The Gunners were unable to compete against the best of clubs on a financial basis and Wenger often had to do cut-price deals while integrating young players in his first-team squad season after season. And despite the financial crunch, he managed to guide Arsenal to Champions League qualification without fail.
This period coincided with a trophy drought that stretched for eight seasons before the North Londoners clinched back-to-back FA Cup triumphs in the 2013/14 and 2014/15 seasons.
2016/17: A Campaign Full of Disasters… With A Promising Culmination
As the 2016/17 rolled on, there was a sense that Arsenal would finally be able to sustain a challenge for the Premier League once again, despite the anti-climactic season-opening loss against Liverpool. Wenger’s men didn’t lose another league game till December, though, but that was the point that turned it around – and dramatically so.
Back-to-back losses against Everton and Manchester City towards the end of December was the beginning of the derailment of Arsenal’s Premier League campaign, as they went from the top of the table to fighting for a place in the Top 4.
The damage was limited to an extent in January, before the season spiralled out of control in February and March. Wenger’s side were eliminated by Bayern Munich by a humiliating aggregate scoreline of 10-2 in the Round of 16.
Meanwhile, defeats in the to the likes of Watford, Chelsea, Liverpool and West Bromwich Albion dealt a crushing blow to Arsenal’s aspirations in the Premier League as they crashed out of the Top 4. It only took a late flourish in the last month and a half to get close – but still remain far away – to clinching Champions League qualifications.
There was enough time for some salvation though, as Arsenal beat Chelsea in the final of the FA Cup to win the competition for the third time in four years. Despite that though, as it had been the case for large parts of the campaign, a section of Arsenal fanbase continued to clamour for Wenger’s removal from the helm after what was termed as a failure of a season.
The Show Goes On: Did Arsenal Make The Right Decision?
The main dividing point surrounding the announcement of Wenger’s renewal with Arsenal is whether it was the right move to reach agreement on the extension, or if the club hierarchy should have taken the hard decision to end the Frenchman’s storied managerial reign at the Emirates.
Considering the circumstances in which the announcement was made, the answer is that the decision to agree on a renewal is right on Arsenal’s part, and for a few good reasons.
The decision dragged on for a considerably long time, which suggests that Arsenal didn’t have much in terms of a succession plan for Wenger. Additionally, the North London club has never been more unstable under the Frenchman and, ironically, the manager leaving would have worsened things further.

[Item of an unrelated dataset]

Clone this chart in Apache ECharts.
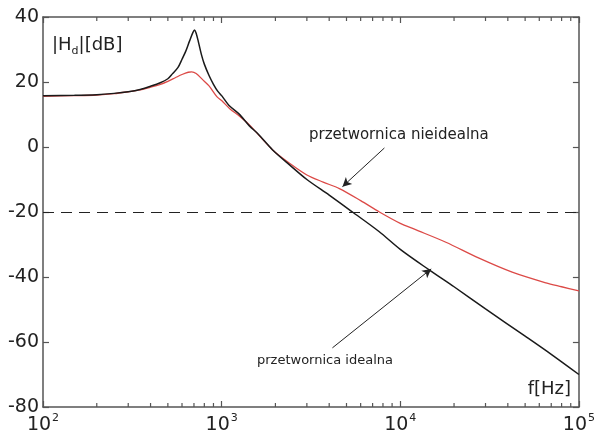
<!DOCTYPE html>
<html>
<head>
<meta charset="utf-8">
<script src="https://cdn.jsdelivr.net/npm/echarts@6/dist/echarts.min.js"></script>
<style>
  html, body { margin: 0; padding: 0; background: #fff; }
  #main { width: 598px; height: 438px; }
</style>
</head>
<body>
<div id="main"></div>
<script>
// przetwornica idealna (black)
var freqIdeal = [100, 150, 200, 250, 300, 350, 400, 450, 500, 530, 570, 600, 630, 660, 690, 706, 720, 740, 770, 800, 850, 900, 950, 1000, 1100, 1250, 1430, 1600, 1930, 2400, 3000, 4000, 5400, 7600, 10000, 14500, 20000, 30000, 50000, 70000, 100000];
var magIdeal  = [15.8, 15.9, 16.1, 16.5, 17.0, 17.7, 18.7, 19.7, 21.0, 22.5, 24.5, 27.0, 29.5, 32.5, 35.2, 36.0, 35.0, 32.5, 28.5, 25.5, 22.0, 19.3, 17.2, 15.8, 12.8, 10.2, 6.5, 4.0, -0.9, -5.5, -10.0, -14.8, -20.0, -26.0, -31.5, -37.8, -43.0, -49.8, -58.2, -63.8, -70.0];
// przetwornica nieidealna (red)
var freqReal = [100, 150, 200, 250, 300, 350, 400, 450, 500, 550, 600, 650, 680, 720, 780, 850, 940, 1000, 1110, 1260, 1430, 1930, 2400, 3000, 3700, 4560, 6000, 7640, 10000, 12000, 18000, 27600, 42300, 65400, 80000, 100000];
var magReal  = [15.6, 15.8, 16.0, 16.4, 17.0, 17.6, 18.4, 19.2, 20.2, 21.3, 22.3, 23.0, 23.1, 22.6, 20.8, 18.8, 15.5, 14.3, 11.8, 9.5, 6.8, -0.9, -5.0, -8.6, -10.8, -12.8, -16.5, -20.0, -23.5, -25.3, -29.3, -34.2, -38.5, -41.8, -43.0, -44.3];

var xTicks = [100, 1000, 10000, 100000];
var yTicks = [-80, -60, -40, -20, 0, 20, 40];
var minorFreqs = [200, 300, 400, 500, 600, 700, 800, 900, 2000, 3000, 4000, 5000, 6000, 7000, 8000, 9000, 20000, 30000, 40000, 50000, 60000, 70000, 80000, 90000];
var refLevel = -20;
// strzalki: [ogon, grot] we wspolrzednych danych
var arrowReal = [[8150, -0.3], [4745, -12.2]];
var arrowIdeal = [[4170, -61.8], [14900, -37.5]];

var chart = echarts.init(document.getElementById('main'));
var font = 'DejaVu Sans, Arial, sans-serif';
var axisCol = '#555';
var txtCol = '#222';

function zip(a, b) { return a.map(function (v, i) { return [v, b[i]]; }); }

function frameAxis(extra) {
    var ax = {
        axisLine: { show: true, onZero: false, lineStyle: { color: axisCol, width: 1.5 } },
        axisTick: { show: true, inside: true, length: 6, lineStyle: { color: axisCol, width: 1.2 } },
        splitLine: { show: false },
        axisLabel: { show: false }
    };
    for (var k in extra) ax[k] = extra[k];
    return ax;
}

var option = {
    animation: false,
    backgroundColor: '#fff',
    grid: { left: 43, right: 18, top: 17, bottom: 31 },
    xAxis: [
        frameAxis({
            type: 'log', logBase: 10, position: 'bottom',
            min: xTicks[0], max: xTicks[xTicks.length - 1],
            axisLabel: {
                margin: 6,
                formatter: function (v) { return '{b|10}{s|' + Math.round(Math.log10(v)) + '}'; },
                rich: {
                    b: { fontSize: 19, color: txtCol, fontFamily: font, lineHeight: 24 },
                    s: { fontSize: 11, color: txtCol, fontFamily: font, lineHeight: 12, verticalAlign: 'top', padding: [0, 0, 0, 1] }
                }
            }
        }),
        frameAxis({
            type: 'log', logBase: 10, position: 'top',
            min: xTicks[0], max: xTicks[xTicks.length - 1]
        })
    ],
    yAxis: [
        frameAxis({
            type: 'value', position: 'left', min: yTicks[0], max: yTicks[yTicks.length - 1], interval: 20,
            axisLabel: { show: true, fontSize: 19, color: txtCol, fontFamily: font, margin: 4 }
        }),
        frameAxis({
            type: 'value', position: 'right', min: yTicks[0], max: yTicks[yTicks.length - 1], interval: 20
        })
    ],
    series: [{
        name: 'przetwornica nieidealna',
        type: 'line',
        data: zip(freqReal, magReal),
        showSymbol: false,
        smooth: 0.3,
        lineStyle: { color: '#dc4a47', width: 1.3 },
        z: 3,
        markLine: {
            silent: true,
            symbol: ['none', 'arrow'], symbolSize: [7, 9],
            label: { show: false },
            lineStyle: { color: '#222', width: 1, type: 'solid' },
            data: [
                [{ coord: arrowReal[0] }, { coord: arrowReal[1] }],
                [{ yAxis: refLevel, x: 43, symbol: 'none' }, { yAxis: refLevel, x: 580, symbol: 'none', lineStyle: { color: '#222', width: 1.2, type: [11, 7] } }]
            ]
        }
    }, {
        name: 'przetwornica idealna',
        type: 'line',
        data: zip(freqIdeal, magIdeal),
        showSymbol: false,
        smooth: 0.3,
        lineStyle: { color: '#1a1a1a', width: 1.5 },
        z: 4,
        markLine: {
            silent: true,
            symbol: ['none', 'arrow'], symbolSize: [7, 9],
            label: { show: false },
            lineStyle: { color: '#222', width: 1, type: 'solid' },
            data: [
                [{ coord: arrowIdeal[0] }, { coord: arrowIdeal[1] }]
            ]
        }
    }, {
        // podzialka pomocnicza (log) na dolnej i gornej krawedzi
        type: 'custom',
        silent: true,
        clip: false,
        z: 10,
        data: minorFreqs.map(function (f) { return [f, yTicks[0]]; }),
        encode: { x: 0, y: 1 },
        renderItem: function (params, api) {
            var f = api.value(0);
            var b = api.coord([f, yTicks[0]]);
            var t = api.coord([f, yTicks[yTicks.length - 1]]);
            return {
                type: 'group',
                children: [
                    { type: 'line', shape: { x1: b[0], y1: b[1], x2: b[0], y2: b[1] - 4 }, style: { stroke: axisCol, lineWidth: 1.2 } },
                    { type: 'line', shape: { x1: t[0], y1: t[1], x2: t[0], y2: t[1] + 4 }, style: { stroke: axisCol, lineWidth: 1.2 } }
                ]
            };
        }
    }],
    graphic: [{
        type: 'text', left: 52, top: 33,
        style: {
            text: '|H{sub|d}|[dB]',
            fontSize: 18, fill: txtCol, fontFamily: font, lineHeight: 24,
            rich: { sub: { fontSize: 11, fill: txtCol, fontFamily: font, lineHeight: 12, verticalAlign: 'bottom' } }
        }
    }, {
        type: 'text', right: 27, top: 380,
        style: { text: 'f[Hz]', fontSize: 18, fill: txtCol, fontFamily: font }
    }, {
        type: 'text', left: 309, top: 128,
        style: { text: 'przetwornica nieidealna', fontSize: 15, fill: txtCol, fontFamily: font }
    }, {
        type: 'text', left: 257, top: 354,
        style: { text: 'przetwornica idealna', fontSize: 13, fill: txtCol, fontFamily: font }
    }]
};
chart.setOption(option);
</script>
</body>
</html>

That is because the new manager would realistically not have had enough time to lay out the transfer plans, as well as making the preparations alongside the current squad at the Emirates, which would have only made the situation more chaotic.
It is also important to note that there weren’t any suitable candidates available to succeed Wenger at the helm at Arsenal. The announcement of Thomas Tuchel’s – if he even was a candidate to replace Wenger – came too late, while the likes of Massimiliano Allegri and Diego Simeone are set to stay at their respective clubs.
Bournemouth manager, Eddie Howe, was also speculated to make the big jump to Arsenal, but he, too, remains committed to his club. In any case, such a decision is one that requires careful planning and structuring in order to ensure a smooth transition and that was seemingly just not possible.
Quite ironically, it is the man who has placed his faith in Wenger, Stan Kroenke – and to his credit on a consistent basis – who should be the first one to depart Arsenal, in order to bring about more stability and assurance of a better future, but that is a debate for another day.
The immediate challenge on Arsene Wenger’s hands concerns the two most influential players in his squad at the Emirates – Alexis Sanchez and Mesut Ozil. The duo have continually been linked with summer exits from the club, and speculation has only gained traction as the months have wore on.
Keeping hold of the attacking duo will be half the job done for Wenger as far as the success of the transfer business is concerned. Recruitment in key areas is also important as is clearing out the deadwood in order to make the ideal preparation ahead of the 2017/18 season.
As for the style of play, the success of the new 3-4-2-1 formation suggests that Wenger should continue to place his faith in newly-implemented season, as that adds solidity at the back while also allowing the attacking players more freedom to express themselves without being too overburdened by defensive workload.
In the longer-term view, the succession plan for Wenger’s eventual departure – irrespective of whether it happens at the end of this two-year spell or sometime later – must be laid. Otherwise, no matter how stable a situation Wenger leaves the club in, there will always be the risk of the transition not being smooth enough, as it happened with Manchester United.
For now though, all Arsenal fans can hope for is for their club to do a better job at mounting the challenge for the Premier League than they did this season. With Europa League also presenting itself as an all-new territory for Wenger and the club, it will also be interesting to see how his men fare in the competition.